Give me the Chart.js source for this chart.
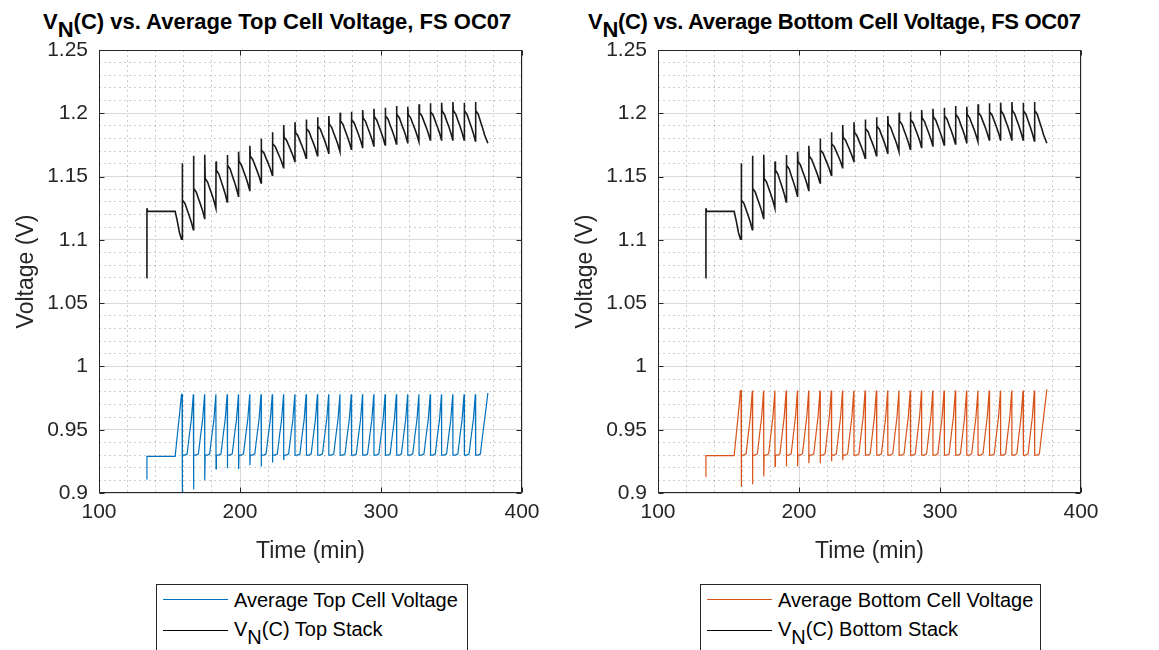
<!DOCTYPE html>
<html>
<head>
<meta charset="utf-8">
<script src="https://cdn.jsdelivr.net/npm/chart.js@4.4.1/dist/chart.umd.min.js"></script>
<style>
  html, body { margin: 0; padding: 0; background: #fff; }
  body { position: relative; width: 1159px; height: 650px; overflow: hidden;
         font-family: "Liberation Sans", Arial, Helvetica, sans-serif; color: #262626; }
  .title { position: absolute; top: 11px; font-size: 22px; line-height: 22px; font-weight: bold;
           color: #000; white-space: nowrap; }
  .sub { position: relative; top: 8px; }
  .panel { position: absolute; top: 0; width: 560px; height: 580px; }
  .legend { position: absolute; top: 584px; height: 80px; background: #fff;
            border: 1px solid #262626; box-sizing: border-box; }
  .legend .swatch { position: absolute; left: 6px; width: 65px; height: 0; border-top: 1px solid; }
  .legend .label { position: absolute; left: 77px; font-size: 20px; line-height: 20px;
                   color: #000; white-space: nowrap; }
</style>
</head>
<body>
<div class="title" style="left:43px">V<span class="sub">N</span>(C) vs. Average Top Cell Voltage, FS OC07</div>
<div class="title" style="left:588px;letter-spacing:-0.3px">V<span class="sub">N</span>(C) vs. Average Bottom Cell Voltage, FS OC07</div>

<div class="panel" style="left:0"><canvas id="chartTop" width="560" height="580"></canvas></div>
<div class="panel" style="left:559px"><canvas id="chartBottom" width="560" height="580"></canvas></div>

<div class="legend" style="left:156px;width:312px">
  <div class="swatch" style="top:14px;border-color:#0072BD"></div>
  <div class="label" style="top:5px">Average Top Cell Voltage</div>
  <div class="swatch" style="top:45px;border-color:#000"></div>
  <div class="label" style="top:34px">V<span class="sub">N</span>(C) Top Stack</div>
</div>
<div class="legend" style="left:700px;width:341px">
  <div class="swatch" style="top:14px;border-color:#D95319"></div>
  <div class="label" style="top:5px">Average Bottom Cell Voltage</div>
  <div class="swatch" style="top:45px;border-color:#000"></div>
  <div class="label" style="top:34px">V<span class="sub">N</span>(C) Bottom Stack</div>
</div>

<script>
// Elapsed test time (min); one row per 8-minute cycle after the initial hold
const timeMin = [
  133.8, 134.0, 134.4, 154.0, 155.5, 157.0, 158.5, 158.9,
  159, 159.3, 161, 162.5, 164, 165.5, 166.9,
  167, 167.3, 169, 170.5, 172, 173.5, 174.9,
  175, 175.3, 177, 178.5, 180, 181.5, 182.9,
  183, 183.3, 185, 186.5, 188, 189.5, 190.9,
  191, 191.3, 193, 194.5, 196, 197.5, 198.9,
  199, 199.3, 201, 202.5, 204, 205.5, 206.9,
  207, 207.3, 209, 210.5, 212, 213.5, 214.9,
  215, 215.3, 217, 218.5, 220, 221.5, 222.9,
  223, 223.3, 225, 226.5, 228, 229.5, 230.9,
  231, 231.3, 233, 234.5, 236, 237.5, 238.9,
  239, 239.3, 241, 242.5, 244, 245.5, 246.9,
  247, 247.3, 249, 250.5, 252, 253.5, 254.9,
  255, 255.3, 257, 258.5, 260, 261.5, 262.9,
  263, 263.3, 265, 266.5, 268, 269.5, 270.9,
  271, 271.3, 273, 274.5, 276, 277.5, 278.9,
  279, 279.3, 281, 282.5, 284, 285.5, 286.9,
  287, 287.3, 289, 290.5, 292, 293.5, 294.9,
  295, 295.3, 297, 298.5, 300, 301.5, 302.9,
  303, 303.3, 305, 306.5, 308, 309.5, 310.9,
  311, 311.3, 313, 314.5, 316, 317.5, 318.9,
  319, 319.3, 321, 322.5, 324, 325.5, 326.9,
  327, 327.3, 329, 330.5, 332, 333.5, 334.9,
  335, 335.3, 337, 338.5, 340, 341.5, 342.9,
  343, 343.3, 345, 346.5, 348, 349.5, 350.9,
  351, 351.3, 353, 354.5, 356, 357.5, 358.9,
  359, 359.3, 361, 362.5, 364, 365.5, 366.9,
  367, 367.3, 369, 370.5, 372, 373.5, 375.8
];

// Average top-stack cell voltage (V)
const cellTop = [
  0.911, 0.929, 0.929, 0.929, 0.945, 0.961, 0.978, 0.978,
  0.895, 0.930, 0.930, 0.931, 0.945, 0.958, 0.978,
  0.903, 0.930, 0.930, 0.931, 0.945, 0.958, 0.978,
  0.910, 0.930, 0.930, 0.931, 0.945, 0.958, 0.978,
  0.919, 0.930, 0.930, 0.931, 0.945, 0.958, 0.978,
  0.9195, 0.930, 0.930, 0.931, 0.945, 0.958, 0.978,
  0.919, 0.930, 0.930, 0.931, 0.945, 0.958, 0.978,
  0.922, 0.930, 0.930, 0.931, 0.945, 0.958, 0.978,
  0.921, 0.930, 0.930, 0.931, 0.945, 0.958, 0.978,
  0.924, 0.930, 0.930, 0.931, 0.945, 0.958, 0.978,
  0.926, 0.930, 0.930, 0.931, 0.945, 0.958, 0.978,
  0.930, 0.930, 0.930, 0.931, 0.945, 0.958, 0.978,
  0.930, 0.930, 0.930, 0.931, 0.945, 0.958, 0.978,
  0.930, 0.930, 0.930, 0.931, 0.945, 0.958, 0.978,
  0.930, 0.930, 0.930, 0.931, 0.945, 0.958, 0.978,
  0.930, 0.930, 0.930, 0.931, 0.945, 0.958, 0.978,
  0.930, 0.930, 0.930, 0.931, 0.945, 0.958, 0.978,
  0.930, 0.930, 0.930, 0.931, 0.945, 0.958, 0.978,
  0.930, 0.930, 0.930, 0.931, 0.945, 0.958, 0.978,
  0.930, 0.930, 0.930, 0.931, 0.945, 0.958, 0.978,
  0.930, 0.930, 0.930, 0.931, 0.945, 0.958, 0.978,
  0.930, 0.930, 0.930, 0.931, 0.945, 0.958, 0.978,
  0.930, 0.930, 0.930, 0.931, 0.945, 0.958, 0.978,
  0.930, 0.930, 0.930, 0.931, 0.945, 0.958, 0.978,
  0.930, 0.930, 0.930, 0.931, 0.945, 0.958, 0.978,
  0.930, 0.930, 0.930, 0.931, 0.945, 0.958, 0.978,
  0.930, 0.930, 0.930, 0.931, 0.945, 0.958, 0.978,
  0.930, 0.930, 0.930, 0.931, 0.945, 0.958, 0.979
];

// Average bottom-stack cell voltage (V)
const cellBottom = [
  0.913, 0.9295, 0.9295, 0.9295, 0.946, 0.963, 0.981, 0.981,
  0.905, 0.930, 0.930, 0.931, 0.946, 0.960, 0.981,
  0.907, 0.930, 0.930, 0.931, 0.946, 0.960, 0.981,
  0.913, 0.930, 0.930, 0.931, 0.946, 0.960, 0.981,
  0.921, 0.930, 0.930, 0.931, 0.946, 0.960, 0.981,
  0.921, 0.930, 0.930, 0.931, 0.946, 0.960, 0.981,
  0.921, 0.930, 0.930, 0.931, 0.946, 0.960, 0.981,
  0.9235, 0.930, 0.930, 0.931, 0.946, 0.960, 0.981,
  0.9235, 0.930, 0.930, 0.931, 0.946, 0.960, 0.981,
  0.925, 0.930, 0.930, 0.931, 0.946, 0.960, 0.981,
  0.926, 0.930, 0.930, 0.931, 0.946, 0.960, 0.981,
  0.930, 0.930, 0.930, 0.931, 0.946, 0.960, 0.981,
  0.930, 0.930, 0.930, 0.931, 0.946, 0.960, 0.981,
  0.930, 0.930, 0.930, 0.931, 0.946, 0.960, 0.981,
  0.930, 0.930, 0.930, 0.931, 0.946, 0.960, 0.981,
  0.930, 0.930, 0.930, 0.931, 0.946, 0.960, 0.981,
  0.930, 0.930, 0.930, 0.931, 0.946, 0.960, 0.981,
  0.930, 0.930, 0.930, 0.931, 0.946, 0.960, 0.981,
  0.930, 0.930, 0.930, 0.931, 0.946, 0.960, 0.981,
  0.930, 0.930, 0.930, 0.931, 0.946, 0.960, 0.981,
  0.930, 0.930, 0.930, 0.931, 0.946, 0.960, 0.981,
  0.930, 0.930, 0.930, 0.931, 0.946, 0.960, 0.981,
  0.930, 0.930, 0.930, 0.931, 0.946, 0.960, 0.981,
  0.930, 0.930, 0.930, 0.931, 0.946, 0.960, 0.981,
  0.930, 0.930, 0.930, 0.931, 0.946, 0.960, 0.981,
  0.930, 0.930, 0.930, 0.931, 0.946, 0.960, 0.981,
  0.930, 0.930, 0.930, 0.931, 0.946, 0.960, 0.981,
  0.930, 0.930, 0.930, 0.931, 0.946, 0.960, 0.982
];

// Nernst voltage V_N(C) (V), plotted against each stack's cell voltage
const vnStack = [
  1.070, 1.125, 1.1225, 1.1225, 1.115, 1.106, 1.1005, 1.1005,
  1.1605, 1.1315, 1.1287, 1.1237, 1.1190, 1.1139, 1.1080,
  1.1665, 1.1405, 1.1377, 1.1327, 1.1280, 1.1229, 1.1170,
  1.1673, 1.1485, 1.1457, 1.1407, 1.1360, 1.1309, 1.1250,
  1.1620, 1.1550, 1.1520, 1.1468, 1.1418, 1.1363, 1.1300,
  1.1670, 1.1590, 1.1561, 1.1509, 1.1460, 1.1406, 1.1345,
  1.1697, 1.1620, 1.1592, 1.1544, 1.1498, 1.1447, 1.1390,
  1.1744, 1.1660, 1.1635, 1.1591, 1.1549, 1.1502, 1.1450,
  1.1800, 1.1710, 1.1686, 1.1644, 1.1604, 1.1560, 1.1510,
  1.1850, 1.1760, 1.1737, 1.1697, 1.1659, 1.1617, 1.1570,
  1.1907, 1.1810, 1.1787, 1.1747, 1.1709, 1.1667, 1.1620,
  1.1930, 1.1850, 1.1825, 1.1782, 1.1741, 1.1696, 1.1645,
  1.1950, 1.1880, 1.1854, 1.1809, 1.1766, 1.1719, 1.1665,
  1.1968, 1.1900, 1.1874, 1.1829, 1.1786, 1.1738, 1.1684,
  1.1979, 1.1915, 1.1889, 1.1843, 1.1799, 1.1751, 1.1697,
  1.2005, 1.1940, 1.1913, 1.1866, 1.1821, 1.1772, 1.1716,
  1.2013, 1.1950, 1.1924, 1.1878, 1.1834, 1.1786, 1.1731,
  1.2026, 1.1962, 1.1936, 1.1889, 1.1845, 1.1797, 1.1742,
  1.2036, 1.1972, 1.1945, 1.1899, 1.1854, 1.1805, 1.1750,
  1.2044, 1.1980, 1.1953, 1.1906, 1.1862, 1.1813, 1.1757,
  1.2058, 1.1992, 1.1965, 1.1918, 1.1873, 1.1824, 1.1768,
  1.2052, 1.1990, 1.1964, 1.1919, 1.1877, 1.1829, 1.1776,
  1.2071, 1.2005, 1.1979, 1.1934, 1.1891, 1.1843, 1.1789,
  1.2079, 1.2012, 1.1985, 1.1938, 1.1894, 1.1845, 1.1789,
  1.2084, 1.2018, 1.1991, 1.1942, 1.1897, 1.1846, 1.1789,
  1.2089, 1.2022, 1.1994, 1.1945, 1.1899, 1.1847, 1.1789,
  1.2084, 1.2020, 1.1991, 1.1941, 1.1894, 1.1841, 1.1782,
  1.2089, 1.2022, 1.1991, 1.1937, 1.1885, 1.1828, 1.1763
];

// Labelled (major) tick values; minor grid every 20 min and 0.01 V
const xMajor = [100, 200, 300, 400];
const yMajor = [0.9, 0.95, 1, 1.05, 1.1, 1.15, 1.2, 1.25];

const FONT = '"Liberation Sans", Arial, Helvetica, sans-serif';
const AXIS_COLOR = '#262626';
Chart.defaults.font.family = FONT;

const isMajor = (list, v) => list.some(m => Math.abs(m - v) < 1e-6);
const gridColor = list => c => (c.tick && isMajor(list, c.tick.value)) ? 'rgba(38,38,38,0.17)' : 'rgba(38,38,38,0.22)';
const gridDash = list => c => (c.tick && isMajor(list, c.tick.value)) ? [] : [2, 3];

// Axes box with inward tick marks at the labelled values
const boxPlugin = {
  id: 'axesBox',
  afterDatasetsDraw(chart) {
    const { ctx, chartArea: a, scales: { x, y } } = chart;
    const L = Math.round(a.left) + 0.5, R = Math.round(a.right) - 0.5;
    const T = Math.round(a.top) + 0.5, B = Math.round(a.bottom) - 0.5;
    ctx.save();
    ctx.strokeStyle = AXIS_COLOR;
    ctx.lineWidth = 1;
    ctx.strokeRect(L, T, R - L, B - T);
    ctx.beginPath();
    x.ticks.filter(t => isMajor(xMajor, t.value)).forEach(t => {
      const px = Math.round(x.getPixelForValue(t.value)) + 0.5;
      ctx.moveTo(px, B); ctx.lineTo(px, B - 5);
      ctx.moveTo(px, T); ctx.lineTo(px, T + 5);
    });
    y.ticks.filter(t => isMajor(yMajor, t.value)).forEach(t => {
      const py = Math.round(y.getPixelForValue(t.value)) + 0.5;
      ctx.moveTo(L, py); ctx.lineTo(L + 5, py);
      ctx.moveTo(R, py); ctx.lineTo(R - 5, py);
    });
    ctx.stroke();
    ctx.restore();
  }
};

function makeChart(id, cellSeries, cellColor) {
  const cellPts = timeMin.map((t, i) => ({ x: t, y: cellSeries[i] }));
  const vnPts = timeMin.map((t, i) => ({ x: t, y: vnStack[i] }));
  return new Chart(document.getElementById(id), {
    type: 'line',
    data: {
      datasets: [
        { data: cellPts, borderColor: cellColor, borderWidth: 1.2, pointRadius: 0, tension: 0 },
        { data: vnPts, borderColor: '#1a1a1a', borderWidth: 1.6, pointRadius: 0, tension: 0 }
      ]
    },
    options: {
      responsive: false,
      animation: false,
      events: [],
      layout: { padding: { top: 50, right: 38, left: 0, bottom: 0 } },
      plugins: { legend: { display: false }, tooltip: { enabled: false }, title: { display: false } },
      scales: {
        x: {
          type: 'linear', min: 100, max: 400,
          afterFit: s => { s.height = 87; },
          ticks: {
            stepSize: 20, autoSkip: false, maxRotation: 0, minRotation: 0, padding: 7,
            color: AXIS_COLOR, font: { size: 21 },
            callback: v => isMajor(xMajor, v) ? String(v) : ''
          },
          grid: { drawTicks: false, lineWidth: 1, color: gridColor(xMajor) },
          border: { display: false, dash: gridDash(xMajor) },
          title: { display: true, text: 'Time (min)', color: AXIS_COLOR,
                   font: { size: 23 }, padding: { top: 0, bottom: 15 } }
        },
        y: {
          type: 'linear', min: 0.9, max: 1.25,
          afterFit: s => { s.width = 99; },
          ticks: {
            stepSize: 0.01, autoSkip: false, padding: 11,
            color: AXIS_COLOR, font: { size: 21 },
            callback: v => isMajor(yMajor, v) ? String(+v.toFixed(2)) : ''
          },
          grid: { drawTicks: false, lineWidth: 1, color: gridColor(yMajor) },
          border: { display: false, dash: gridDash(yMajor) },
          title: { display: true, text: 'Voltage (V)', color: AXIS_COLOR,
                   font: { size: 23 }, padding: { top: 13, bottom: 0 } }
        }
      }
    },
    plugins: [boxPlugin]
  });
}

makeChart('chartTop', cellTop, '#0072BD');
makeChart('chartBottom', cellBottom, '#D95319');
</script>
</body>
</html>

——————

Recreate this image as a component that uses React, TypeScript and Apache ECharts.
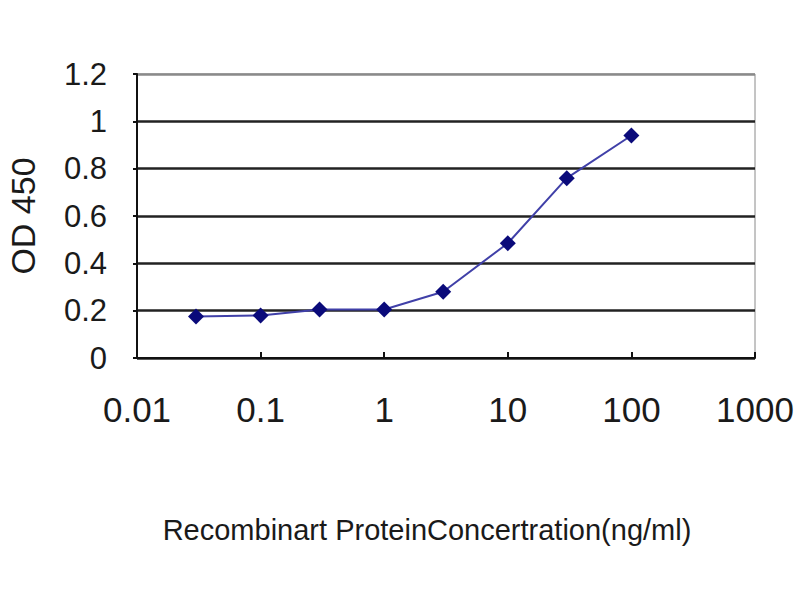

——————

The task ::
Leave out every line without the string "this" and copy the rest.

Task answer ::
Give me the Chart.js source for this chart.
Recreate this image as a component that uses React, TypeScript and Apache ECharts.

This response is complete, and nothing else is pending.